— begin Recorded data —

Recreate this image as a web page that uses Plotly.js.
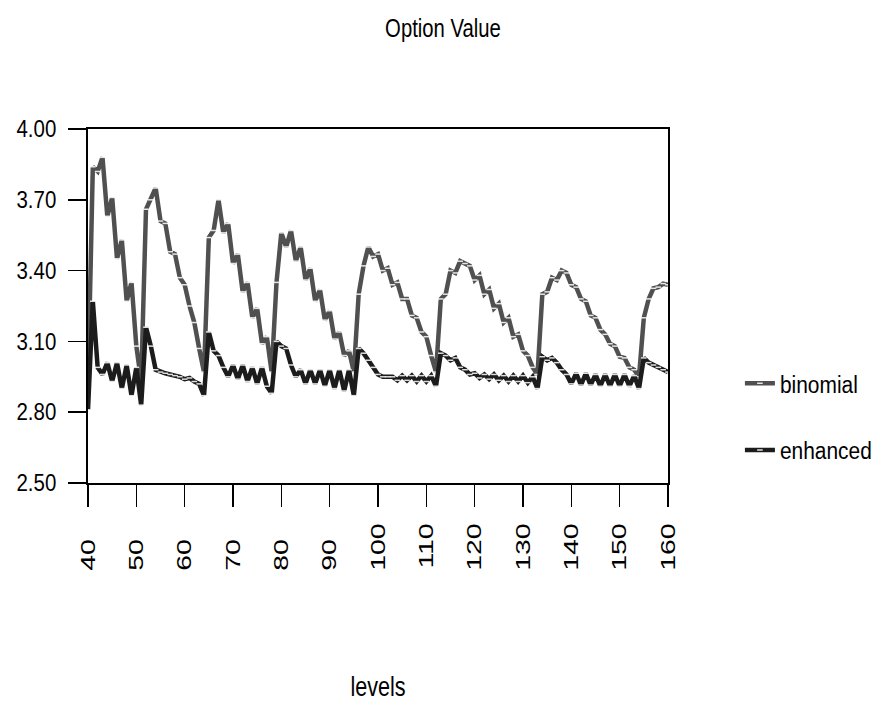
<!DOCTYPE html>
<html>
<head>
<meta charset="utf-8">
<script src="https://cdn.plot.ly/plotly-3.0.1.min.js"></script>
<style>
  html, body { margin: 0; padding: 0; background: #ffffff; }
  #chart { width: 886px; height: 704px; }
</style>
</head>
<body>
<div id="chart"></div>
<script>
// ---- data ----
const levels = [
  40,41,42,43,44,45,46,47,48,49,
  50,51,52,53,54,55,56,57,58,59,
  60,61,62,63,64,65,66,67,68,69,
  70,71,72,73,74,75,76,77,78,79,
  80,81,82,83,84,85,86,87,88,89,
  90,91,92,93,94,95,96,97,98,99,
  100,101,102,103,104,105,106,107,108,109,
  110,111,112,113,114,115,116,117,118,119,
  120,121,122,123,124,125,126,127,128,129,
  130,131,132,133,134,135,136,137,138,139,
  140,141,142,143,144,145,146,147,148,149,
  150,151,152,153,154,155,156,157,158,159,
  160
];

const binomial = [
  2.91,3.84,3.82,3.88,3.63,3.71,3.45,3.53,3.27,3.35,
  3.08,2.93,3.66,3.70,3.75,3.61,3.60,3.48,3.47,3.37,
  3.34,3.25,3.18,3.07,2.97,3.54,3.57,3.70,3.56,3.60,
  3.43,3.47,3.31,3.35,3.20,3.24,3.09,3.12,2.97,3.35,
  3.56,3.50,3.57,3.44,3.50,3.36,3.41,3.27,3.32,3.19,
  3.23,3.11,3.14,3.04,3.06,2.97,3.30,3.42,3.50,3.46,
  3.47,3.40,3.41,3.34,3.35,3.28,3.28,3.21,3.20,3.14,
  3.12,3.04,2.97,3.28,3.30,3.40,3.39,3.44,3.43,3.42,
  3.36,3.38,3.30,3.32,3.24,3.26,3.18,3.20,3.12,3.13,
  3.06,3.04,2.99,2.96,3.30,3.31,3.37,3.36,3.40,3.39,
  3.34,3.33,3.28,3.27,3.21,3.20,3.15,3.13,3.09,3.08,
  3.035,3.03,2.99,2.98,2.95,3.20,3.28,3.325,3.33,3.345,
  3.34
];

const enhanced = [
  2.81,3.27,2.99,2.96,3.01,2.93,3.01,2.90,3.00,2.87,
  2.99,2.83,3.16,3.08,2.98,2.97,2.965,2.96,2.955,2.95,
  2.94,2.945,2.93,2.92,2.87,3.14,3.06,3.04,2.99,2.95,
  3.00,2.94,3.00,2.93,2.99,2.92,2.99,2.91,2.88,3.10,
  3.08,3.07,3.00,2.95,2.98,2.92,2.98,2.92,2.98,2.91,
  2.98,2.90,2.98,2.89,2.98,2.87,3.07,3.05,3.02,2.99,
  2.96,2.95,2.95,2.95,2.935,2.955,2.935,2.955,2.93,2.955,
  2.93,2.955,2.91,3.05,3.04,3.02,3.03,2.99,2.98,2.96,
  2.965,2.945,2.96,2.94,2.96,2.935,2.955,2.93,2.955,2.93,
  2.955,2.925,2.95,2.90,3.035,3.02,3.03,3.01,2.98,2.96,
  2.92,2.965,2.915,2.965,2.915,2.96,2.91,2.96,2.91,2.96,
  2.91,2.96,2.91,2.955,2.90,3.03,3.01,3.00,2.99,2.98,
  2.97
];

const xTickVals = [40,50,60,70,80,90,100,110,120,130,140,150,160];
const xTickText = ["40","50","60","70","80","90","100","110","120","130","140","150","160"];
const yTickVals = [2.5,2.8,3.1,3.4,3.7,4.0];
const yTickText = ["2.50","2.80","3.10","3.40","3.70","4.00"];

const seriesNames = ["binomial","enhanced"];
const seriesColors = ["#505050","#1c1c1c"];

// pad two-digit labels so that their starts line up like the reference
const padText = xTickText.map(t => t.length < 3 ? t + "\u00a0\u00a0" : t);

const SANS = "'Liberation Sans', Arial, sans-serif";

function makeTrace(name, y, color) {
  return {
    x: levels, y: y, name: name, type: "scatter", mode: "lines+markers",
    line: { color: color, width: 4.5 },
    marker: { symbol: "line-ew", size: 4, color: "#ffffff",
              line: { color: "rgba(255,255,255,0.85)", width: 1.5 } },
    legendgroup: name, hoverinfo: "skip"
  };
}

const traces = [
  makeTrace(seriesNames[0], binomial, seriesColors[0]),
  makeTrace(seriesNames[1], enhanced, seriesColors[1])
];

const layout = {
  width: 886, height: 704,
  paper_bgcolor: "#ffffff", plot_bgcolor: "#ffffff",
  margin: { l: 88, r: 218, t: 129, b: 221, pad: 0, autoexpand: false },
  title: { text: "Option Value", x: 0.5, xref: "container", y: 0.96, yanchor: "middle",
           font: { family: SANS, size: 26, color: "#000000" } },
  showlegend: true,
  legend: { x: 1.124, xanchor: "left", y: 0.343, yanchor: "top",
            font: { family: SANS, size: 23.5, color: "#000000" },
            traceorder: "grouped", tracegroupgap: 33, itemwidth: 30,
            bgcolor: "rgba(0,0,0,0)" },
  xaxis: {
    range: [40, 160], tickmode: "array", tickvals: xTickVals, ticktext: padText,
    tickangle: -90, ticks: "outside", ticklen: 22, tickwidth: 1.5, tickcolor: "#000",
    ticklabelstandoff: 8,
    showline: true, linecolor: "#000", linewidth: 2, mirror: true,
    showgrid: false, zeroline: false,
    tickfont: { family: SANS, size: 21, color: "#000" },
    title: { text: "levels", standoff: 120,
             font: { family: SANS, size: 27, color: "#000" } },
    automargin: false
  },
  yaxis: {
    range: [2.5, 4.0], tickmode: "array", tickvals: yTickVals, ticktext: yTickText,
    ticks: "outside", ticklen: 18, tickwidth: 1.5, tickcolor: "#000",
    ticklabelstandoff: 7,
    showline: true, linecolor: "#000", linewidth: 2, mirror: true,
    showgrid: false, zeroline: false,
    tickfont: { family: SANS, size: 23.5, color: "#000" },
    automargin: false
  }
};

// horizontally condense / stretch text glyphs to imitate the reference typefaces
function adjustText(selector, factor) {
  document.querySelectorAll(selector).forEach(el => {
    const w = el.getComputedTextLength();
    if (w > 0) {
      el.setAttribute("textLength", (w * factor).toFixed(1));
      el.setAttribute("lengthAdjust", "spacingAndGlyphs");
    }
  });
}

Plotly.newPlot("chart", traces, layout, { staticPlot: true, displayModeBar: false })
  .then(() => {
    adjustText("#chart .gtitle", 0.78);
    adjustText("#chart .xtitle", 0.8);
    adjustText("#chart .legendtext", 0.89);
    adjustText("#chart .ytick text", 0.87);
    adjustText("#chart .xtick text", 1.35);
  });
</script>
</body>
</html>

— end Recorded data —

What you need to do.
From the data above, copy out every line with the string "that" in it.

Final result.
Recreate this image as a web page that uses Plotly.js.
// pad two-digit labels so that their starts line up like the reference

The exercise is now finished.